● DIRECTIVE: Pull every line containing the word "this" from the records.

● INFORMATION GIVEN:

- - -

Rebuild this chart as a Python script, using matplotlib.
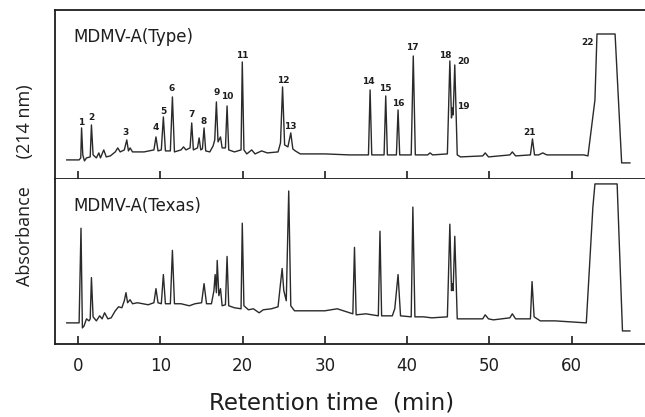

- - -

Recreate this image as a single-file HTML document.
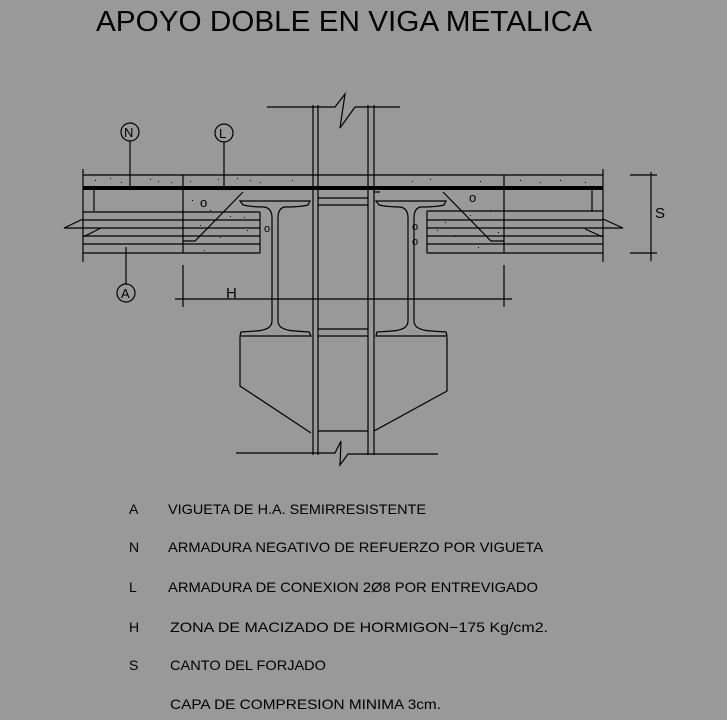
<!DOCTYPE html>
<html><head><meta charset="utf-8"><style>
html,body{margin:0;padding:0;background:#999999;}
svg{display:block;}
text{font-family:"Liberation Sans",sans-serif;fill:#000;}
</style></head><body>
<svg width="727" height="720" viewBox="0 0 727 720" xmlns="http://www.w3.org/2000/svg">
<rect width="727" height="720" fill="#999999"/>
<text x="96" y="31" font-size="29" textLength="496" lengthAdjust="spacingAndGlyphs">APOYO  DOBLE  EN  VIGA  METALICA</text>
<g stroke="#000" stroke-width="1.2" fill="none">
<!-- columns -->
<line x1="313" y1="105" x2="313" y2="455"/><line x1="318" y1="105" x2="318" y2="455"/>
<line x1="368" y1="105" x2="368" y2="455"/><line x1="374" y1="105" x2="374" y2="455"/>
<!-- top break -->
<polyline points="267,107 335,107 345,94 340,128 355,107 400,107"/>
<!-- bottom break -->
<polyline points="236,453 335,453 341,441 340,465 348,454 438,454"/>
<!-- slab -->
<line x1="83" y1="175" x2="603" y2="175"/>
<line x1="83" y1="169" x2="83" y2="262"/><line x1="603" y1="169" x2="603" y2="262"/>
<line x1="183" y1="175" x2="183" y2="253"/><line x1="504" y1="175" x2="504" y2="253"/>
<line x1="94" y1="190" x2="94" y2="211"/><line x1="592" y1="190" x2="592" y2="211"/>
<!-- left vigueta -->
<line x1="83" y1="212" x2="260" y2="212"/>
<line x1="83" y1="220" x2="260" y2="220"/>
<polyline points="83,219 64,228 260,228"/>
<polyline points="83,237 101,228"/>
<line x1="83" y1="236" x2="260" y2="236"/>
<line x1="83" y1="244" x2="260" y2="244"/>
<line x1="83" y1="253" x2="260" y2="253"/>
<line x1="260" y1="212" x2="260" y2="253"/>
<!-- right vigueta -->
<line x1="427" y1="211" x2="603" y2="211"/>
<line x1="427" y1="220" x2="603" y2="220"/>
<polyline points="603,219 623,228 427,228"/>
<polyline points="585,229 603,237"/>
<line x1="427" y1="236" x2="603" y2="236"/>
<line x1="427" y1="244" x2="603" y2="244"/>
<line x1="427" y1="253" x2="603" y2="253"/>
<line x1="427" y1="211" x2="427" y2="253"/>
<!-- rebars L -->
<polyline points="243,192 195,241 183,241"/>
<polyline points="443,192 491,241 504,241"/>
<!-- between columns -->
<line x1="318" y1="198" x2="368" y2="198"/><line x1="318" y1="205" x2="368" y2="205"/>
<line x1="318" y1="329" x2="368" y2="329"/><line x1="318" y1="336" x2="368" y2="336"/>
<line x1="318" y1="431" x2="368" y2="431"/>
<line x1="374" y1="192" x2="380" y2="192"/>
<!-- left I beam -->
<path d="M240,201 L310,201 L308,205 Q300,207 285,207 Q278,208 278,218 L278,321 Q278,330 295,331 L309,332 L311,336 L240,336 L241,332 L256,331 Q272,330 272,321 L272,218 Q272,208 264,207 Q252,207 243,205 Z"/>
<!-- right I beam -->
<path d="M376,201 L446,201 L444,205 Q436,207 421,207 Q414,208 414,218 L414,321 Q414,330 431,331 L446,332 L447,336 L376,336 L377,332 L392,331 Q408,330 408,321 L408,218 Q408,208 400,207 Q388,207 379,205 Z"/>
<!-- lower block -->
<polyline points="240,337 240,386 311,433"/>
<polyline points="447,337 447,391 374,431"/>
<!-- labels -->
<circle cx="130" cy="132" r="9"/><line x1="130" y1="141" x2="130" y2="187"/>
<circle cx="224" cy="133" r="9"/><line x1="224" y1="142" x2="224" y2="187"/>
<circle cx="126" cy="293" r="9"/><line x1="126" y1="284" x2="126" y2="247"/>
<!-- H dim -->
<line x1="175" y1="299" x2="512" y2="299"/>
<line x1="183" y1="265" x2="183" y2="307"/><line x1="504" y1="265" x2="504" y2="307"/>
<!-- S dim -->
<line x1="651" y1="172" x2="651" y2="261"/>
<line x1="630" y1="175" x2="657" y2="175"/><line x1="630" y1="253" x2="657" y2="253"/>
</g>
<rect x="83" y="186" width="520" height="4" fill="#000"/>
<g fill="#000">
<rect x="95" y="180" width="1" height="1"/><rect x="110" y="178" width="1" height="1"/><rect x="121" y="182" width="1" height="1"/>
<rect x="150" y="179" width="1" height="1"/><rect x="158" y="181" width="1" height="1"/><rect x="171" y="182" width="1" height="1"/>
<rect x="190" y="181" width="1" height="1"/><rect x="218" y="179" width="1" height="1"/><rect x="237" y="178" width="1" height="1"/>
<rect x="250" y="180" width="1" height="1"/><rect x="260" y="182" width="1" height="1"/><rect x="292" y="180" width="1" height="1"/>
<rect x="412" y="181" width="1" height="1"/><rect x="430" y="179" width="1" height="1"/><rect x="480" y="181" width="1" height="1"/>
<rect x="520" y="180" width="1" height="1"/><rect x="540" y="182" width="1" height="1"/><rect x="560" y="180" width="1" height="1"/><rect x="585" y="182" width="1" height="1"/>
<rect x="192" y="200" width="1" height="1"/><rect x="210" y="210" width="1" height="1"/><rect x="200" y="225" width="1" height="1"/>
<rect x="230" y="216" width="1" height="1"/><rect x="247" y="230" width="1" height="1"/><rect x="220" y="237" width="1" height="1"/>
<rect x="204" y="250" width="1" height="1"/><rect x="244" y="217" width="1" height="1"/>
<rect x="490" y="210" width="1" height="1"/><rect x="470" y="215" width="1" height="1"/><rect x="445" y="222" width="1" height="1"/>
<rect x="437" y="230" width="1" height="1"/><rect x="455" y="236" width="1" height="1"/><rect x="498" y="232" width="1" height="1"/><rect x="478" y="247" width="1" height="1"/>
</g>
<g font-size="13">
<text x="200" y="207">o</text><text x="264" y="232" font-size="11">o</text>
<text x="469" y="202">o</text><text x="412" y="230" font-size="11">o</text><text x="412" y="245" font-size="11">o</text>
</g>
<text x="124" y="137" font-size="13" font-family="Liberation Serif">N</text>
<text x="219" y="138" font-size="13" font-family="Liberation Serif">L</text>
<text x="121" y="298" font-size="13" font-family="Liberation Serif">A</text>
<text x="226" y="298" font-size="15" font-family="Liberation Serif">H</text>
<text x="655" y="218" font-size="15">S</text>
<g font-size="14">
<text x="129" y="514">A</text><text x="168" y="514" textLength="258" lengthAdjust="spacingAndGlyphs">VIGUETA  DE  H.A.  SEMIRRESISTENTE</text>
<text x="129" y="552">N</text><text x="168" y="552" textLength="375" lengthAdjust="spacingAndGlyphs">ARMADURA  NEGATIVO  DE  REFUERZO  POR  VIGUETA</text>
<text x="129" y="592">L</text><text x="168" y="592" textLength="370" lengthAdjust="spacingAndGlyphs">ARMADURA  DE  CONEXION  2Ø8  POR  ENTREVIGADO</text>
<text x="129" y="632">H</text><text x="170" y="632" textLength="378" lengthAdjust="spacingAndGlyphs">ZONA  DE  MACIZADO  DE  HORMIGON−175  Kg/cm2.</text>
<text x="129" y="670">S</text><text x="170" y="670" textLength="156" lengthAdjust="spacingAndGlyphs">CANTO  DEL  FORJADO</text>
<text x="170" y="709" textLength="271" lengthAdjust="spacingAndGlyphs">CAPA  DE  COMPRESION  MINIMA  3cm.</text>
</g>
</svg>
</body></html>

- - -

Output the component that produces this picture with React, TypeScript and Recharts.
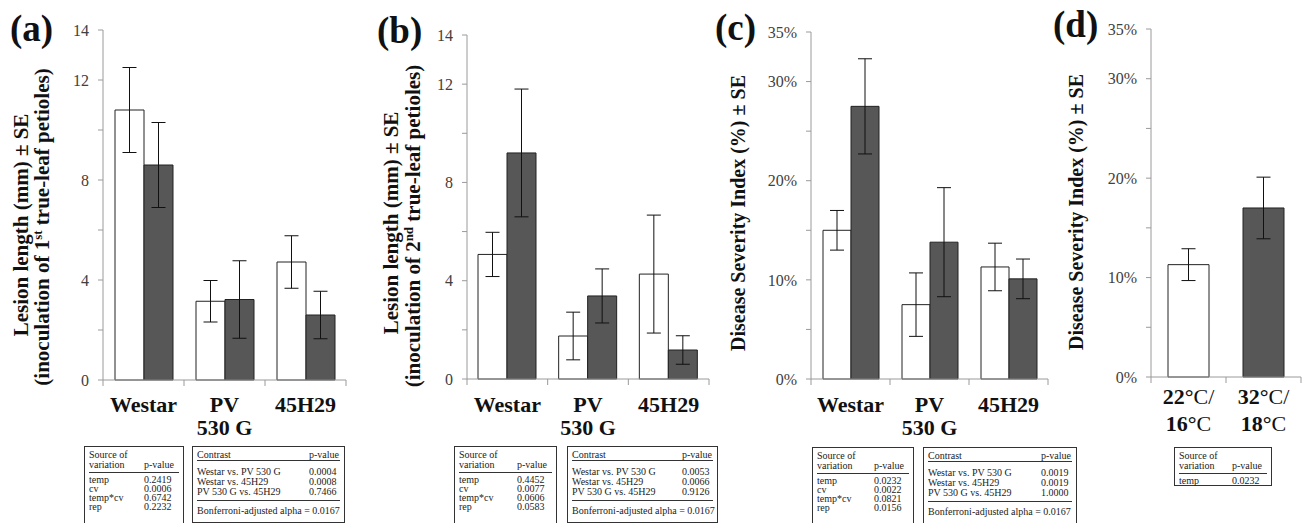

- - -

● WRITTEN RESPONSE:
Rebuild this chart as a Python script, using matplotlib.
Recreate this image as a single-file HTML document.
Output the component that produces this picture with React, TypeScript and Recharts.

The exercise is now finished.